My head is spinning and I've been having trouble sleeping because of it. We've had three agents to price our house (because I didn't like the first agent's price suggestion), and instead of leaping sheep I have endless numbers swirling around my head -- all night long, awake or asleep.
However, I had a particularly bright spot in my day yesterday. Walking downtown to buy yet more grass seed, the barrage of numbers running relentlessly through my mind and distracting my vision, we passed some kids hanging out outside Fresh Start. Four of them, in a row, and I was dying to take a picture. But I continue to be stopped up by my self-consciousness, my awareness that I would be photographing Disadvantaged Youths and feeling guilty for responding to that, for labelling them. So I just walked past them.

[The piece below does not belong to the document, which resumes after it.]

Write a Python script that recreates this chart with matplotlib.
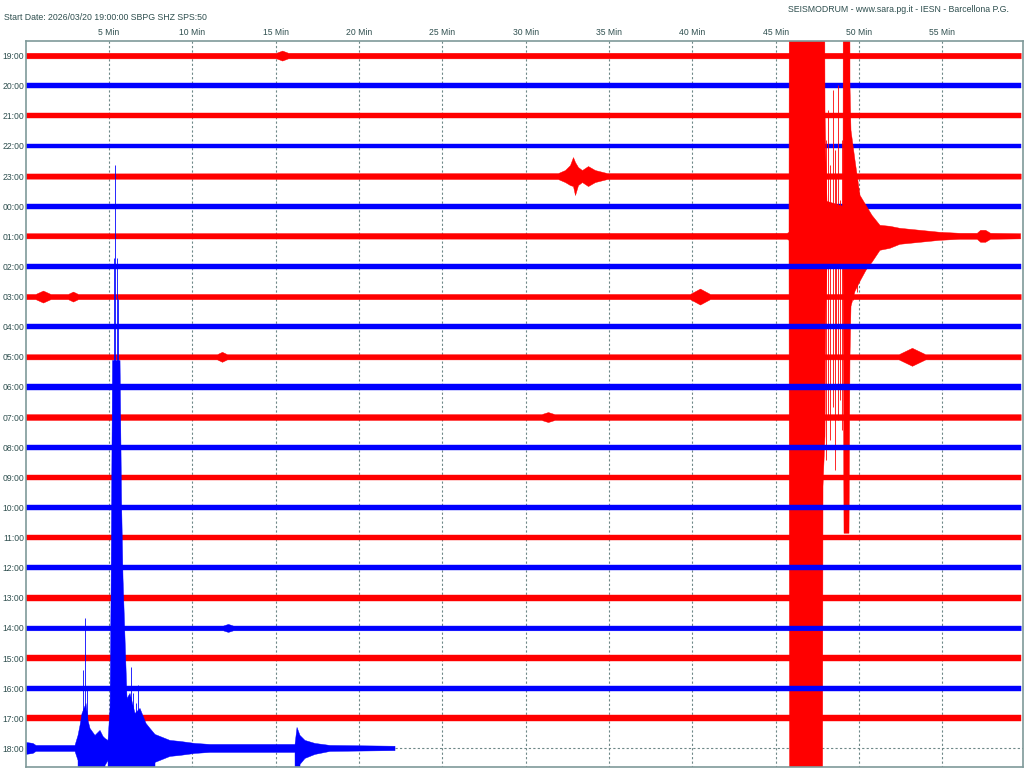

As I was passing, one of them commented on how cute Swee'pea was, so I stopped and we chatted. About how our local youth shelter, which served dinner to 30 kids every night and had 20 emergency beds closed suddenly in June with no alternative available. About how they're still waiting for the city to set up a new space and how it won't be downtown anymore. They seemed like genuinely nice kids, and I asked for a photo. I left feeling sad that I never got off my ass to help out at the shelter, and how I wish I'd made more effort to make that photographic project happen, although maybe it's better to give the kids a camera and let them represent themselves anyways. I'd like to volunteer now but since we're leaving town, it's just another lost opportunity. Still, I suppose there will be lots of Disadvantaged Youths in Toronto, too many to count or even to notice after a while, I bet.
After I left them, I saw this guy pulling out a smoke and couldn't resist. He's sitting in front of the grand old post office.
Later, I saw an old crazy friend from school, who I hadn't seen in many years but who's all of a sudden everywhere I go. In fact, I've been seeing a lot of people I haven't seen in nearly ten years... a former lover, and the guy who made good sandwiches in the cafeteria (one of the agents who came to our house yesterday).
I'd been feeling really blocked, photographically, unable to make the kind of images I want to (i.e. with people), so I felt a lot better. Still, I didn't sleep well and I feel hungover today, like some kind of time machine has opened up between my crazy school days and now.